25th May 2018 | General News

The 3 Most Common Driving Test Failing Points

The 3 Most Common Driving Test Failing Points



Each all the faults marked on examiners sheets during driving tests are collated together to form a list showing the most commonly marked faults, year after the top 3 are always the same! So if your preparing for your Driving Test it has to make sense to ensure you are paying extra attention to these the situations to increase your chances of passing dosent it?

Ok here they are…

  1. Junction Observations

Number one year after year after year!!

This has to be your major area of attention not only when preparing for the driving test but after and for all the years to come, it is the most common cause of accidents.

After 20 + years of teaching driving I consider the fault is caused mainly through pupils not being 100% comfortable with the control of the car and correspondingly making decisions to emerge from junctions when they are not in a position to see the whole of the main road.

For example over braking causing the car to stop short of the end of the road and then deciding to emerge from a position they cannot make effective observations from.

Another example is trying edge forward to gain a better view with ineffective clutch control, causing the pupil to bring the clutch too high and as they often say “Shall I just go?”

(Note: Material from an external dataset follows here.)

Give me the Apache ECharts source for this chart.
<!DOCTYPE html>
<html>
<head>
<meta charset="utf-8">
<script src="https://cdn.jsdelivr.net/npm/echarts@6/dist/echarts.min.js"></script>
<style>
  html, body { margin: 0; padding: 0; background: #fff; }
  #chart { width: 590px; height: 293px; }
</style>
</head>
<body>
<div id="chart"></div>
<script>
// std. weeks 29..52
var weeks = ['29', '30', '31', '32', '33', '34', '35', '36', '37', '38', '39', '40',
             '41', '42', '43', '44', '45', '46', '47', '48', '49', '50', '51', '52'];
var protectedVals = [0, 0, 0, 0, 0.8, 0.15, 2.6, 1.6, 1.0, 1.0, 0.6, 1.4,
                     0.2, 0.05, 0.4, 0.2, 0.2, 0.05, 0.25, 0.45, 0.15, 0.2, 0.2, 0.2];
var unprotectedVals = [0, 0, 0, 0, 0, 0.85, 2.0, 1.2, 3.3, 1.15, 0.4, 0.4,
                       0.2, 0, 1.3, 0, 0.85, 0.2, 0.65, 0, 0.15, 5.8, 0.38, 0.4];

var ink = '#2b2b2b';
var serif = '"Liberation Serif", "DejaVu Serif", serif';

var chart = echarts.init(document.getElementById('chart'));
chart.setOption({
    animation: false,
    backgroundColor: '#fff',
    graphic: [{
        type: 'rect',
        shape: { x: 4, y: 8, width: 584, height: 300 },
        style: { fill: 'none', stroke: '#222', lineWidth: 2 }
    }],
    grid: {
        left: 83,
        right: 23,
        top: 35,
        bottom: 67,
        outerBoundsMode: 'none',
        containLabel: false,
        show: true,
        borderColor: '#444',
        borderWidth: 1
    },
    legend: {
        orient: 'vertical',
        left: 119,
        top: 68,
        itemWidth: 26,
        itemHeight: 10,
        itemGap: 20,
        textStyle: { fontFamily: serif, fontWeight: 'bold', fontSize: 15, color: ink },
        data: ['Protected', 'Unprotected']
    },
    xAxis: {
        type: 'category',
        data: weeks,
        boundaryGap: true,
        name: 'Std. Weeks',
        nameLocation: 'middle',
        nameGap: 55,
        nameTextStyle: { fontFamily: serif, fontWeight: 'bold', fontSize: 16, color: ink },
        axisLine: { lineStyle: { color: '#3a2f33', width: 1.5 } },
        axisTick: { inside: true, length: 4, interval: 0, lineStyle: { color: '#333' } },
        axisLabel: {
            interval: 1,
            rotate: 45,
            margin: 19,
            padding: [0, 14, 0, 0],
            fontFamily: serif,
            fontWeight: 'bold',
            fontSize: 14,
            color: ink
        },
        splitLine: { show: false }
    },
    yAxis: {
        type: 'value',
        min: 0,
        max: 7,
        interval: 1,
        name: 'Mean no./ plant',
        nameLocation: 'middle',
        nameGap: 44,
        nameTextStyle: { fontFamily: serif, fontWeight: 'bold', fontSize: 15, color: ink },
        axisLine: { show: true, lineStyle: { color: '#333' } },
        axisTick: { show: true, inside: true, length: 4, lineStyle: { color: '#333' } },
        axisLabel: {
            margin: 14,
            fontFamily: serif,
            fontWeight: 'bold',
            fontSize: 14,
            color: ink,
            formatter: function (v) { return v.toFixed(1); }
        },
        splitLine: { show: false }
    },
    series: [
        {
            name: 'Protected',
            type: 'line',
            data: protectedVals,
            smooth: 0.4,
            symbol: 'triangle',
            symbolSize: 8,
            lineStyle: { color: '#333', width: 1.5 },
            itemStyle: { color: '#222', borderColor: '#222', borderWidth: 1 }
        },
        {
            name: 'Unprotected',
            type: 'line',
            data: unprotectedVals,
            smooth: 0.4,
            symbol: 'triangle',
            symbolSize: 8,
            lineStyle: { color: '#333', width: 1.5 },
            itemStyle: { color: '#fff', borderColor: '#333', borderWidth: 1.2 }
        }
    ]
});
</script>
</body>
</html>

Cure these problems by ensuring in early driving lessons you gain total control on your car, so much so that you can move it one inch at a time this will certainly help you to be comfortable enough to take effective observations each time you need to.


  1. Use Of Mirrors Before Changing Direction

This fault usually seems to occur on large multilane roundabouts, often when a pupil is attempting a right turn taking an exit they are unfamiliar with.

The unfamiliarity causes the pupil to be more concerned about where they are going and which lane to be in that they forget to check that it is clear behind and to the sides of their vehicle before swapping to the lane they need to be in, resulting in another road user being affected or the examiner judging another road user could have been affected by the candidate taking ineffective observations.

To minimise the risk of this occurring on the driving test plenty of multilane practise is needed and again as mentioned in the junction observation section complete car control is needed to ensure enough confidence to check mirrors easily whilst still maintaining car control.

Another point worth mentioning is the time spent waiting at traffic lights within these multi lane situations should be used to

  1. Plan the route needed to reach the required destination
  2. Assess the traffic behind and to the side to anticipate the next situations likely to develop

I tend to see many pupils sitting at traffic lights in these big multilane situations totally unaware of where they have to go next and what is happening all round them, it is vital this stationary time is utilised to ensure risks are kept to a minimum when the traffic starts to move again.

If traffic doesn’t come to halt in these situations then frequent mirror checks will ensure all developing situations are monitored

This extra planning with good car control skills  gives the confidence to deal with any multilane situation.



  1. Lack of observations during parking exercises

This fault seems to occur due to pupils concentrating on specific guidelines taught to them to be able to complete the exercise correctly.

They often end up staring into the  exterior mirrors resulting no attention being paid to what is happening all around the vehicle, a car passes without being noticed or a pedestrian crosses behind the car without the pupil stopping and the examiner marks a serious fault.

Stopping the vehicle frequently to assess what is happening all around can cut this risk right down, just momentary stops at appropriate times will ensure complete monitoring of all vehicles and pedestrians is completed.

A good tip here is to lower the drivers window slightly to enable any approaching vehicles to be heard as they approach, also using guidelines that do not require too much side mirror use will enable more effective all round observations to be carried out.


These are just 3 of the most common driving test errors but they are always the top 3 so getting these areas fine tuned and confident will go a good way to helping towards a driving test Pass!!

We hope they help you!

Good luck from the Driving Advisor team.